Die Stadtflucht der Handwerker in München

München - Franz Xaver Peteranderl war der Ärger trotz seiner zurückhaltenden Art anzumerken. Der Präsident der Handwerkskammer für München und Oberbayern scheint den Beschluss des Stadtrats nicht verdaut zu haben.
München: Parkgebühren werden für Handwerker teurer
Bei der gestrigen Pressekonferenz zur Handwerkskonjunktur wird er deutlich: "Ich habe das Gefühl, den Handwerksbetrieben in München werden Knüppel zwischen die Beine geworfen." Es geht um den Beschluss, Parkgebühren für Handwerker und Gewerbetreibende heuer zu erhöhen. Statt jährlich 265 Euro zahlen Handwerker künftig 720 Euro, noch höher ist die Preissteigerung bei gewerblichen Anliegern, die zuvor 120 Euro gezahlt haben.
Sollten Anwohner in München verstärkt zur Kasse gebeten werden?
In Peteranderls Augen sollten beim Parken verstärkt die Anwohner zur Kasse gebeten werden. Teilweise ist dies schon der Fall, außerhalb der Altstadt werden die Parkgebühren generell erhöht. Doch um die Anwohner-Parkausweise teurer zu gestalten, fehlt momentan die gesetzliche Grundlage, hier legt der Freistaat die Obergrenze fest.
Das Hauptproblem ist der Münchner Verkehr
Der Verkehr in München sei ein übergeordnetes Problem für die Handwerksbetriebe, betonte Peteranderl. Durch die Erhöhung der Parkgebühren würde die Situation noch verschärft: "Immer mehr Betriebe wandern aus der Stadt ab. Und die Betriebe aus dem Umland vermeiden es, Aufträge in München anzunehmen."
Die Parkplatzsituation, zu wenige Anfahrts- und Lieferzonen, vor allem aber der Stau würden diese abschrecken. Die Stadt müsse dringend Maßnahmen ergreifen. Tiefgaragen sollten hoch genug gebaut werden, dass Lieferfahrzeuge hineinpassen. Außerdem sollten Anwohner-Parkausweise nur vergeben werden, wenn kein eigener Stellplatz vorhanden ist.

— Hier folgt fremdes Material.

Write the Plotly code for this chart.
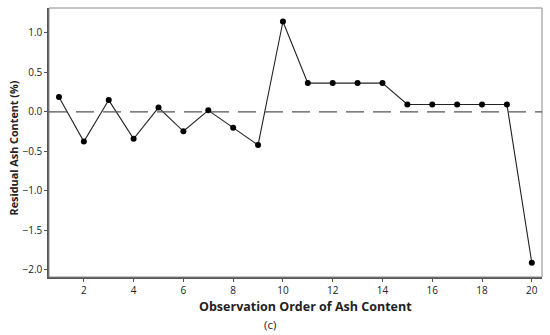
import plotly.graph_objects as go

order = list(range(1, 21))
residual = [0.19, -0.375, 0.15, -0.34, 0.055, -0.245, 0.02, -0.20, -0.42, 1.145,
            0.365, 0.365, 0.365, 0.365, 0.095, 0.095, 0.095, 0.095, 0.095, -1.91]

fig = go.Figure()

# plot frame (top/right thin grey)
fig.add_shape(type="rect", xref="paper", yref="paper", x0=0, y0=0, x1=1, y1=1,
              line=dict(color="#888888", width=1), layer="above")
# reference line at zero
fig.add_hline(y=0, line=dict(color="#555555", width=1.2, dash="18px,9px"))

fig.add_trace(go.Scatter(
    x=order, y=residual, mode="lines+markers",
    line=dict(color="#222222", width=1.1),
    marker=dict(color="black", size=6),
    showlegend=False, hoverinfo="skip",
))

fig.update_layout(
    width=550, height=335,
    margin=dict(l=49, r=8, t=8, b=58),
    paper_bgcolor="white", plot_bgcolor="white",
    font=dict(family="Open Sans", size=10, color="#222222"),
)
# axis titles and panel label
fig.add_annotation(text="<b>Observation Order of Ash Content</b>", x=0.52, xref="paper",
                   y=-0.1115, yref="paper", yanchor="middle", showarrow=False,
                   font=dict(size=12.5))
fig.add_annotation(text="<b>Residual Ash Content (%)</b>", x=-0.072, xref="paper",
                   y=0.48, yref="paper", xanchor="center", yanchor="middle",
                   textangle=-90, showarrow=False,
                   font=dict(family="Liberation Sans Narrow, Open Sans", size=10.8))
fig.add_annotation(text="(c)", x=0.448, xref="paper", y=-0.175, yref="paper",
                   yanchor="middle", showarrow=False, font=dict(size=11.5))

fig.update_xaxes(
    range=[0.6, 20.41], tickvals=list(range(2, 21, 2)),
    showgrid=False, zeroline=False,
    showline=True, linecolor="#555555", linewidth=1.5,
    ticks="outside", ticklen=3, tickcolor="#555555",
)
fig.update_yaxes(
    range=[-2.09, 1.316], tickvals=[-2.0, -1.5, -1.0, -0.5, 0.0, 0.5, 1.0],
    tickformat=".1f",
    showgrid=False, zeroline=False,
    showline=True, linecolor="#555555", linewidth=1.5,
    ticks="outside", ticklen=3, tickcolor="#555555",
)

fig.write_html("out.html", config={"displayModeBar": False},
               post_script="document.body.style.margin='0';")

Schwierige Zeiten für verbrauchernahe Dienstleistungen
Auch sonst ist die Situation schwierig. Die Konjunktur habe sich zum Jahresende abgeschwächt. Erhöhte Energie- und Materialpreise, Lieferengpässe, auch die Auswirkungen der Inflation hätten den Handwerksbetrieben zu schaffen gemacht. Besonders Betriebe für verbrauchernahe Dienstleistungen hätten stark gelitten, wie zum Beispiel Friseure, Kosmetiker oder Fotografen.
Die Beschäftigungszahlen sind 2021 mit Ausnahme des Baugewerbes zurückgegangen. Im Vergleich zum Vorjahr waren es rund 8.000 Arbeitsplätze weniger. "Trotz allem blicken wir vorsichtig optimistisch auf das Jahr 2022", so Peteranderl. Für das oberbayerische Handwerk sei ein nominales Umsatzwachstum von vier Prozent möglich, die Beschäftigung könne um ein Prozent steigen.
Auch die Ausbildungen gehen zurück
Ausgebildet wird weniger: Über 9.500 neue Lehrverträge seien 2021 erfasst worden. Etwa 100 Verträge weniger als im Vorjahr, im Vergleich zu 2019 seien es sogar 1.000 Abschlüsse weniger. "Ausbildungsmessen wurden abgesagt oder ins Internet verlegt", erklärt Frank Hüpers, Hauptgeschäftsführer der Handwerkskammer. Auch der demografische Wandel und der Trend zum Studium seien ausschlaggebend.
Die Bedeutung Geflüchteter für das Handwerk
Hüpers betonte die Bedeutung Geflüchteter. 8,5 Prozent der neu abgeschlossenen Ausbildungsverträge sei mit Afghanen, Syrern oder Irakern geschlossen worden. Fachkräfte und Auszubildende aus dem Ausland seien generell immer gefragter: "Wir vermuten, dass sich unsere Betriebe künftig verstärkt in anderen Herkunftsländern um Auszubildende bemühen werden", so Hüpers. Bereits jetzt würden Betriebe häufiger Auszubildende aus dem Kosovo, Georgien und Albanien einstellen.